** DATASET ROWS **
────────────────────
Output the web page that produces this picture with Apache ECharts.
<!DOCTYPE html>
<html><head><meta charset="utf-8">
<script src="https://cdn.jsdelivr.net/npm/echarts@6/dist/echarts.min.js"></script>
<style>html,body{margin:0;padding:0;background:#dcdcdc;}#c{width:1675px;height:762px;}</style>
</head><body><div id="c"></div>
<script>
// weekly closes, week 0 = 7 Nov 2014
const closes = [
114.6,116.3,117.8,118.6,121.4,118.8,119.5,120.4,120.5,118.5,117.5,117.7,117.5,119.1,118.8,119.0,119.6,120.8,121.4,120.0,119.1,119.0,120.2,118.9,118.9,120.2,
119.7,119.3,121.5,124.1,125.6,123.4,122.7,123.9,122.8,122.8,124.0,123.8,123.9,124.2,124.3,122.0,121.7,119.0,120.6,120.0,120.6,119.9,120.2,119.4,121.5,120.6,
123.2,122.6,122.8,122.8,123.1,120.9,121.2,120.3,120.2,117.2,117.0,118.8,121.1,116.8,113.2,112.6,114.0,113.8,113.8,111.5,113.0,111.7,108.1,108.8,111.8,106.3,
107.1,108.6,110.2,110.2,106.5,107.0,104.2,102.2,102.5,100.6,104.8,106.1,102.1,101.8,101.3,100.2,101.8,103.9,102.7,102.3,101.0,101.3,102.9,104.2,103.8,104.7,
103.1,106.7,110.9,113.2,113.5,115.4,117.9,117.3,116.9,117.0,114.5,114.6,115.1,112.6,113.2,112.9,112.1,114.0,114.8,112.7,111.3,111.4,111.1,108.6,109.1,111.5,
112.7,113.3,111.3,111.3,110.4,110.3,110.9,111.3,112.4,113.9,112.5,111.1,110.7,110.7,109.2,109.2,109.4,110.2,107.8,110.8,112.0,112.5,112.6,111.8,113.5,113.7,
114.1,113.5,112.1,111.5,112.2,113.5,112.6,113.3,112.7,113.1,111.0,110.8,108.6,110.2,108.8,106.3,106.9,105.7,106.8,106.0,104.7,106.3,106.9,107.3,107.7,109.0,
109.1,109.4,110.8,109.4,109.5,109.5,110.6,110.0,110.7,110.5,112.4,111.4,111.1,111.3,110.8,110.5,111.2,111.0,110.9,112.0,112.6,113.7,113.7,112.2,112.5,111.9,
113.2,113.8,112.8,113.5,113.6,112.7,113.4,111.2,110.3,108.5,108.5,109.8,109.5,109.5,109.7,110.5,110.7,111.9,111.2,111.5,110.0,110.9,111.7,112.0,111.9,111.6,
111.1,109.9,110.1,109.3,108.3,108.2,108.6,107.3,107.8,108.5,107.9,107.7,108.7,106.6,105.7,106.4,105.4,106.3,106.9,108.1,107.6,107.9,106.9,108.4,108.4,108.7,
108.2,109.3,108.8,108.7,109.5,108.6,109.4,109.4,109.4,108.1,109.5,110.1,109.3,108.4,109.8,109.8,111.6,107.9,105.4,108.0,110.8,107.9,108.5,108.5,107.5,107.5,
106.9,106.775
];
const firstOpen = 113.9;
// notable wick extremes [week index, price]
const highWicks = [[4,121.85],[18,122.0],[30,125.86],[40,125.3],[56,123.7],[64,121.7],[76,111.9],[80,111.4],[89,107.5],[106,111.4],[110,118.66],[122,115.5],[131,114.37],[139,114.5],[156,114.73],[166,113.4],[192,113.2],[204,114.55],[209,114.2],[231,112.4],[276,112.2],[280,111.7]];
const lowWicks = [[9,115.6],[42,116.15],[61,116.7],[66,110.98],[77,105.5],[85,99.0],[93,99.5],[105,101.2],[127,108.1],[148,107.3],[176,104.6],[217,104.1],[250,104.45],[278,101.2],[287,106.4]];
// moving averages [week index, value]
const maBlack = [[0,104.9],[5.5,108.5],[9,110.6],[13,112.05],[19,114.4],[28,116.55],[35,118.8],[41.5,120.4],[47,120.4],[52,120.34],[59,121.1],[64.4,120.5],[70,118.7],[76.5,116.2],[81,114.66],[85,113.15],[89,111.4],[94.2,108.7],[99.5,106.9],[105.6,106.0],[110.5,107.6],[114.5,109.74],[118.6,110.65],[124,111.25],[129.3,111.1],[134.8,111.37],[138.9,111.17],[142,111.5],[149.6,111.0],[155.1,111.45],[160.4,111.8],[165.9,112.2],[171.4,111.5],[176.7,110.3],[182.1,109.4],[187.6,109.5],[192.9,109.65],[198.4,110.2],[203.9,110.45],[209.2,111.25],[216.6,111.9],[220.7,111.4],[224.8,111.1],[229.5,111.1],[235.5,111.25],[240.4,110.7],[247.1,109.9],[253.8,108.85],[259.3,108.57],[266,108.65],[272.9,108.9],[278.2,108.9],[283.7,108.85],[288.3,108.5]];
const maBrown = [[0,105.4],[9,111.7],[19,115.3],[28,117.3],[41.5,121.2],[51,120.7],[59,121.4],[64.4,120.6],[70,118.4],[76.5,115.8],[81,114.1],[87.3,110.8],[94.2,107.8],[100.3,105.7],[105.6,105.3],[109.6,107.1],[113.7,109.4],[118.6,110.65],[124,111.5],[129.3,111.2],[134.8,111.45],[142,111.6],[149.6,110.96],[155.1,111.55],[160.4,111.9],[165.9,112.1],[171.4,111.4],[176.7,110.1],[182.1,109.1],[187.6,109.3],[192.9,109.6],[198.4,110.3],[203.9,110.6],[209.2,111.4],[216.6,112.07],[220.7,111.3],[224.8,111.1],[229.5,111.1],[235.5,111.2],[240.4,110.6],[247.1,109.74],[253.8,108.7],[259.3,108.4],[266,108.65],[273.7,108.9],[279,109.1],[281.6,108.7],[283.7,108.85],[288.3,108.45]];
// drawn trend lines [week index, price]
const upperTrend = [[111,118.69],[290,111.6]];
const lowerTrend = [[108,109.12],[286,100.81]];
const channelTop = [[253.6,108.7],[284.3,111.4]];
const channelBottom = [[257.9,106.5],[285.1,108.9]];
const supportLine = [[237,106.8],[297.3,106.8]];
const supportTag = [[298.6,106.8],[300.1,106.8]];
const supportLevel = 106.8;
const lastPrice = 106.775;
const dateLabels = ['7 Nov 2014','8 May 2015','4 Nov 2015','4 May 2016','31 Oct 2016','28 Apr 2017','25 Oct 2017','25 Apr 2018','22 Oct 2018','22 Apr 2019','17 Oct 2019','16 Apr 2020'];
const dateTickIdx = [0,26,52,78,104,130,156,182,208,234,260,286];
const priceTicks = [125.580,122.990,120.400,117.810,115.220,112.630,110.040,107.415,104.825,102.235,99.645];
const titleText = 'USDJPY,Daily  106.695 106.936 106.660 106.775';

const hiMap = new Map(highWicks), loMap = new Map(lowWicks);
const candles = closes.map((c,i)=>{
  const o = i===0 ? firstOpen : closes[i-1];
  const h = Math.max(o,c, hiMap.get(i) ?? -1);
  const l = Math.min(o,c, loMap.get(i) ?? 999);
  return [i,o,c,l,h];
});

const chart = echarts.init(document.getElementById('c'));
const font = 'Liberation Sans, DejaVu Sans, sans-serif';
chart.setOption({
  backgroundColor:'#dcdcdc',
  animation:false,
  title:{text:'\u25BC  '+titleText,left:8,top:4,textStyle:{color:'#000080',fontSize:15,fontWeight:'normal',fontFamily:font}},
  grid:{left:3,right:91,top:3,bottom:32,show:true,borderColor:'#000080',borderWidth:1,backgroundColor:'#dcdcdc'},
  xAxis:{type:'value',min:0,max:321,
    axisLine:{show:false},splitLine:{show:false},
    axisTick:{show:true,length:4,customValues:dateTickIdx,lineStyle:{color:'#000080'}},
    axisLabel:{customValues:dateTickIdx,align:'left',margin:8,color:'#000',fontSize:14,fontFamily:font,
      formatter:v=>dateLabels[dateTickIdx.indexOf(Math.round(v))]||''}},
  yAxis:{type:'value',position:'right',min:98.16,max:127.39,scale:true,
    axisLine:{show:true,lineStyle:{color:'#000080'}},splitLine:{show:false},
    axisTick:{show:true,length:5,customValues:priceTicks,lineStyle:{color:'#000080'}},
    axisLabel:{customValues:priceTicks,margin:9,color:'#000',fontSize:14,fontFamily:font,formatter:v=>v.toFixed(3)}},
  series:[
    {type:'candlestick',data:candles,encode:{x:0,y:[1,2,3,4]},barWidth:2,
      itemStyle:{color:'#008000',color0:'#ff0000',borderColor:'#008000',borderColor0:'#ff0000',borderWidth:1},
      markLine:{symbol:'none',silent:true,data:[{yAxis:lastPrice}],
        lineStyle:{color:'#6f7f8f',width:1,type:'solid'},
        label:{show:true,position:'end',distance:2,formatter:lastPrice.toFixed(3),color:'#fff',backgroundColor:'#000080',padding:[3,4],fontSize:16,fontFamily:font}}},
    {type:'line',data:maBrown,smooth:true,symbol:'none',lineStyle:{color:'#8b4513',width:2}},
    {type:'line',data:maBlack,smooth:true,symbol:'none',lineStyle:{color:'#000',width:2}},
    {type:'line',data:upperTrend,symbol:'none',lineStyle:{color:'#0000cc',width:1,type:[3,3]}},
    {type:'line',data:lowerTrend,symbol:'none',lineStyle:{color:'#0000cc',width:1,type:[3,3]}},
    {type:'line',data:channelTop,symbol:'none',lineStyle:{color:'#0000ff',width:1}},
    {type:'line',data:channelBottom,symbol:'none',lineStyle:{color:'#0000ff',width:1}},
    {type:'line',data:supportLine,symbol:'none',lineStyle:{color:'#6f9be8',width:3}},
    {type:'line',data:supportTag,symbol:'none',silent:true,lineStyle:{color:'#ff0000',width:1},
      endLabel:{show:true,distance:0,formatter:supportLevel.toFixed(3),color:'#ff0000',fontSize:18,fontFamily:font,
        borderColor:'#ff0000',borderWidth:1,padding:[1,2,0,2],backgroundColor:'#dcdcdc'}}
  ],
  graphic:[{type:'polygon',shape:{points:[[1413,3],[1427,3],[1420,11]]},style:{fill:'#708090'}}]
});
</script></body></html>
────────────────────
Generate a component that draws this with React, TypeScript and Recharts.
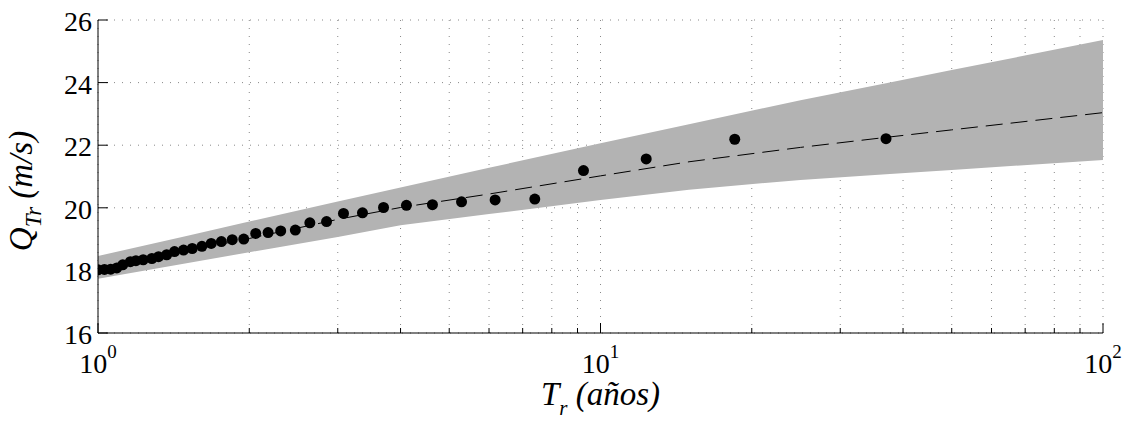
────────────────────
** TASK STATEMENT **
Give the count of lines in the data shown above that contain "this", and nothing else.

** COMPLETE RESPONSE **
2